--- Begin Dataset extract ---
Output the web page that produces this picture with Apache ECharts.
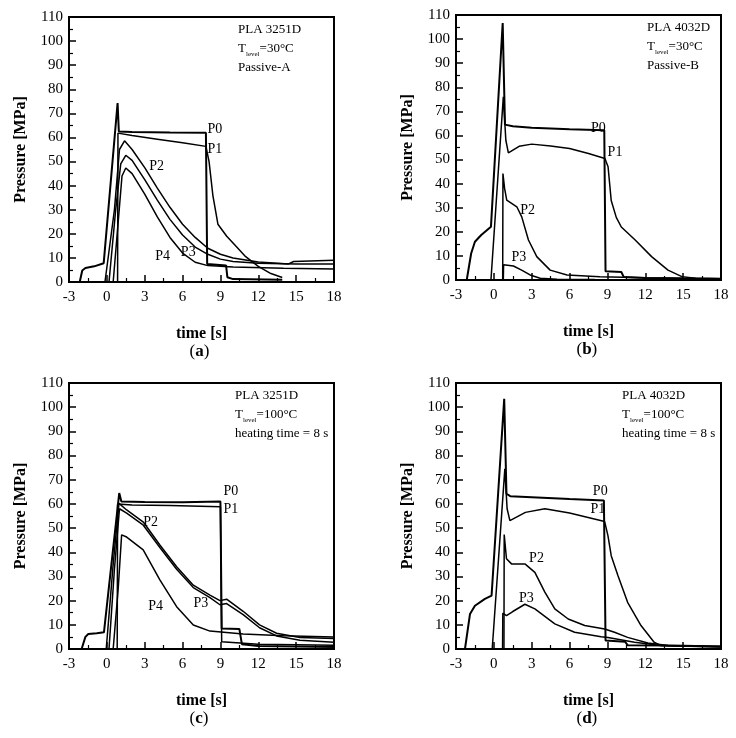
<!DOCTYPE html>
<html><head><meta charset="utf-8">
<script src="https://cdn.jsdelivr.net/npm/echarts@6/dist/echarts.min.js"></script>
<style>html,body{margin:0;padding:0;background:#fff}#c{width:736px;height:738px}</style>
</head><body><div id="c"></div>
<script>
// ---- axis ticks ----
const xMin = -3, xMax = 18, xStep = 3;
const yMin = 0, yMax = 110, yStep = 10;

// ---- panel (a) PLA 3251D, T=30°C, Passive-A ----
const a_P0 = [[-3,0],[-2.15,0],[-1.95,4.8],[-1.7,5.8],[-1,6.5],[-0.25,7.8],[0.85,74.3],[0.95,62.5],[2,62.3],[5,62.1],[7.85,62],[7.95,7.5],[9.45,6.8],[9.55,2],[10,1.2],[13.9,0.9]];
const a_P1 = [[0.85,0],[0.88,61.8],[2,60.8],[4,59.3],[6,57.8],[7.85,56.3],[8.1,50],[8.4,36],[8.8,24],[9.5,19],[10.2,15],[11,10.5],[12,6.5],[13,3.5],[13.9,1.9]];
const a_P2 = [[-0.15,0],[0.6,30],[1.0,55],[1.4,58.6],[2,55],[3,47.5],[4,39],[5,31],[6,24],[7,18.5],[8,14],[9,11.5],[10,10],[12,8.3],[14.4,7.5],[14.8,8.5],[18,9]];
const a_P3 = [[0.17,0],[0.7,30],[1.1,49],[1.5,52.6],[2,50.5],[3,42.5],[4,34],[5,26],[6,19.5],[7,14.5],[8,11.5],[9,9.5],[10,8.5],[12,7.8],[15,7.5],[18,7.5]];
const a_P4 = [[0.5,0],[0.9,25],[1.2,44],[1.5,47.3],[2,45],[3,36.5],[4,27],[5,18.5],[6,12],[7,8.2],[8,6.8],[10,6.2],[14,5.7],[18,5.4]];

// ---- panel (b) PLA 4032D, T=30°C, Passive-B ----
const b_P0 = [[-3,0],[-2.15,0],[-1.8,11],[-1.5,15.9],[-1,18.7],[-0.23,22.1],[0.7,106.7],[0.88,64.5],[1.5,63.8],[3,63.2],[6,62.6],[8.75,62.2],[8.85,3.6],[10.1,3.3],[10.3,1.2],[12,0.8],[15,0.6],[18,0.5]];
const b_P1 = [[-0.23,0],[0.75,76],[0.95,58],[1.15,52.8],[2,55.5],[3,56.4],[4.5,55.6],[6,54.6],[7.5,52.5],[8.8,50.4],[9.05,47],[9.3,33],[9.7,26],[10.1,22],[11.2,16.6],[12.5,9.7],[13.8,4.1],[14.9,1.4],[16,0.7],[18,0.5]];
const b_P2 = [[0.7,0],[0.72,44.2],[0.85,38],[1.02,33.2],[1.82,30.4],[2.21,26.2],[2.74,16.6],[3.4,9.7],[4.46,4.1],[5.8,2.1],[8.4,1.4],[12,0.9],[18,0.5]];
const b_P3 = [[0.75,0],[0.77,6.3],[1.55,5.8],[2.2,4.1],[2.87,2.1],[3.67,0.7],[5,0.3],[8,0.2]];

// ---- panel (c) PLA 3251D, T=100°C, heating 8 s ----
const c_P0 = [[-3,0],[-2.0,0],[-1.7,5],[-1.47,6.2],[-0.8,6.5],[-0.23,6.9],[0.98,64.5],[1.15,61],[3,60.8],[6,60.7],[9,61],[9.1,8.5],[10.5,8.3],[10.7,2],[12,1.2],[18,0.8]];
const c_P1 = [[0.82,0],[0.85,60],[2,59.5],[5,59.3],[9,58.8],[9.1,3],[12,2],[15,1.8],[18,1.5]];
const c_P2 = [[-0.05,0],[0.5,35],[0.96,60.2],[1.57,57.5],[2.89,52.5],[4.2,43],[5.53,34],[6.85,26.4],[8.17,22.3],[8.96,20],[9.49,20.6],[10.8,15.6],[12.1,10],[13.45,6.5],[15.3,4.8],[18,4.3]];
const c_P3 = [[0.17,0],[0.6,33],[1.0,58],[1.57,56.2],[2.89,51.2],[4.2,42],[5.53,33],[6.85,25.4],[8.17,21.2],[8.96,18.3],[9.49,18.8],[10.8,14.2],[12.1,8.8],[13.45,5.4],[15.3,3.6],[18,2.8]];
const c_P4 = [[0.5,0],[0.9,25],[1.17,47.2],[1.57,46.3],[2.88,41],[4.2,28.6],[5.53,17.5],[6.85,9.9],[8.17,7.4],[10.8,6.2],[14,5.5],[18,5]];

// ---- panel (d) PLA 4032D, T=100°C, heating 8 s ----
const d_P0 = [[-3,0],[-2.29,0],[-1.89,14.5],[-1.5,17.9],[-0.71,20.7],[-0.18,22.1],[0.82,103.5],[1.0,64.2],[1.3,63.2],[3,62.8],[6,62],[8.72,61.4],[8.85,3.5],[10.4,3],[10.6,1.6],[14,1.4],[18,1]];
const d_P1 = [[-0.13,0],[0.87,74.5],[1.05,58],[1.27,53.1],[2.5,56.5],[4.04,58],[6,56.2],[8.78,52.7],[9.04,46.9],[9.3,38.6],[9.83,30.4],[10.6,19.3],[11.66,9.7],[12.7,2.8],[13.25,1.4],[15,1.1],[18,1]];
const d_P2 = [[0.8,0],[0.82,47.3],[1.0,37.3],[1.4,35.2],[2.46,35.2],[3.25,31.7],[4.04,23.5],[4.83,16.6],[5.89,12.4],[7.2,9.7],[8.78,8.3],[9.56,6.9],[10.6,4.8],[12.2,2.5],[13.8,1.4],[18,1]];
const d_P3 = [[0.69,0],[0.71,14.8],[1.0,13.8],[1.5,15.5],[2.46,18.5],[3.25,16.6],[4.83,10.4],[6.4,6.9],[8.5,5.1],[9.04,4.8],[11.15,2.8],[13.25,1.4],[18,0.8]];

// ---- curve label positions [x, y, text] ----
const a_labels = [[8.56,63.4,'P0'],[8.56,55,'P1'],[3.94,47.9,'P2'],[6.45,12.4,'P3'],[4.42,10.6,'P4']];
const b_labels = [[8.28,62.9,'P0'],[9.6,52.8,'P1'],[2.68,29,'P2'],[1.99,9.3,'P3']];
const c_labels = [[9.82,65.4,'P0'],[9.82,57.7,'P1'],[3.46,52.2,'P2'],[7.45,18.9,'P3'],[3.86,17.5,'P4']];
const d_labels = [[8.43,65.4,'P0'],[8.25,57.7,'P1'],[3.38,37.5,'P2'],[2.58,21,'P3']];

// ---- annotation text ----
const a_note = ['PLA 3251D','30°C','Passive-A'];
const b_note = ['PLA 4032D','30°C','Passive-B'];
const c_note = ['PLA 3251D','100°C','heating time = 8 s'];
const d_note = ['PLA 4032D','100°C','heating time = 8 s'];
const captions = ['a','b','c','d'];

const FONT = '"Liberation Serif","DejaVu Serif",serif';
const grids = [
  {left:69, top:17, width:265, height:265},
  {left:456, top:15, width:265, height:265},
  {left:69, top:383, width:265, height:266},
  {left:456, top:383, width:265, height:266}
];
const noteLeft = [238, 647, 235, 622];
const panels = [
  {curves:[a_P0,a_P1,a_P2,a_P3,a_P4], labels:a_labels, note:a_note},
  {curves:[b_P0,b_P1,b_P2,b_P3], labels:b_labels, note:b_note},
  {curves:[c_P0,c_P1,c_P2,c_P3,c_P4], labels:c_labels, note:c_note},
  {curves:[d_P0,d_P1,d_P2,d_P3], labels:d_labels, note:d_note}
];

const option = {
  animation:false,
  backgroundColor:'#fff',
  grid: grids.map(g => Object.assign({show:true, borderColor:'#000', borderWidth:2, backgroundColor:'transparent'}, g)),
  xAxis: grids.map((g,i) => ({
    gridIndex:i, type:'value', min:xMin, max:xMax, interval:xStep,
    name:'time [s]', nameLocation:'middle', nameGap:44,
    nameTextStyle:{fontFamily:FONT, fontWeight:'bold', fontSize:16, color:'#000'},
    axisLine:{show:true, onZero:false, lineStyle:{color:'#000', width:2}},
    axisTick:{show:true, inside:true, length:7, lineStyle:{color:'#000', width:1.5}},
    minorTick:{show:true, splitNumber:2, length:4, lineStyle:{color:'#000', width:1.2}},
    axisLabel:{fontFamily:FONT, fontSize:15, color:'#000', margin:8},
    splitLine:{show:false}
  })),
  yAxis: grids.map((g,i) => ({
    gridIndex:i, type:'value', min:yMin, max:yMax, interval:yStep,
    name:'Pressure [MPa]', nameLocation:'middle', nameGap:40, nameRotate:90,
    nameTextStyle:{fontFamily:FONT, fontWeight:'bold', fontSize:16, color:'#000'},
    axisLine:{show:true, onZero:false, lineStyle:{color:'#000', width:2}},
    axisTick:{show:true, inside:true, length:7, lineStyle:{color:'#000', width:1.5}},
    minorTick:{show:true, splitNumber:2, length:4, lineStyle:{color:'#000', width:1.2}},
    axisLabel:{fontFamily:FONT, fontSize:15, color:'#000', margin:6},
    splitLine:{show:false}
  })),
  series: [],
  graphic: []
};

panels.forEach((p,i) => {
  p.curves.forEach((c,k) => {
    option.series.push({
      type:'line', xAxisIndex:i, yAxisIndex:i, data:c, showSymbol:false, symbol:'none',
      lineStyle:{color:'#000', width: k===0 ? 2 : 1.5}, z:3
    });
  });
  option.series.push({
    type:'scatter', xAxisIndex:i, yAxisIndex:i, symbolSize:1,
    itemStyle:{color:'rgba(0,0,0,0)', opacity:1},
    data:p.labels.map(l => ({value:[l[0],l[1]], name:l[2]})),
    label:{show:true, position:'inside', formatter:d => d.name, fontFamily:FONT, fontSize:14, color:'#000', opacity:1, textBorderWidth:0},
    z:5
  });
  const g = grids[i];
  option.graphic.push({
    type:'text', left: noteLeft[i], top: g.top + 6, z:10,
    style:{
      text: '{n|' + p.note[0] + '}\n{n|T}{s|level}{n|=' + p.note[1] + '}\n{n|' + p.note[2] + '}',
      rich:{ n:{fontFamily:FONT, fontSize:13, color:'#000', lineHeight:19},
             s:{fontFamily:FONT, fontSize:7, color:'#000', verticalAlign:'bottom', lineHeight:19, padding:[6,0,0,0]} },
      fill:'#000'
    }
  });
  option.graphic.push({
    type:'text', left: g.left + g.width/2 - 9 - 3, top: g.top + g.height + 61, z:10,
    style:{
      text:'{p|(}{b|' + captions[i] + '}{p|)}',
      rich:{p:{fontFamily:FONT, fontSize:17, color:'#000'}, b:{fontFamily:FONT, fontSize:17, fontWeight:'bold', color:'#000'}}
    }
  });
});

const chart = echarts.init(document.getElementById('c'), null, {renderer:'canvas'});
chart.setOption(option);
</script>
</body></html>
--- End Dataset extract ---
* Directions for this task:
Repeat the lines of the listing above verbatim, beginning at its first line and ending at the line containing "const yMin = 0, yMax = 110, yStep = 10;", which is included. Omit pictures.

* Exercise response:
Output the web page that produces this picture with Apache ECharts.
<!DOCTYPE html>
<html><head><meta charset="utf-8">
<script src="https://cdn.jsdelivr.net/npm/echarts@6/dist/echarts.min.js"></script>
<style>html,body{margin:0;padding:0;background:#fff}#c{width:736px;height:738px}</style>
</head><body><div id="c"></div>
<script>
// ---- axis ticks ----
const xMin = -3, xMax = 18, xStep = 3;
const yMin = 0, yMax = 110, yStep = 10;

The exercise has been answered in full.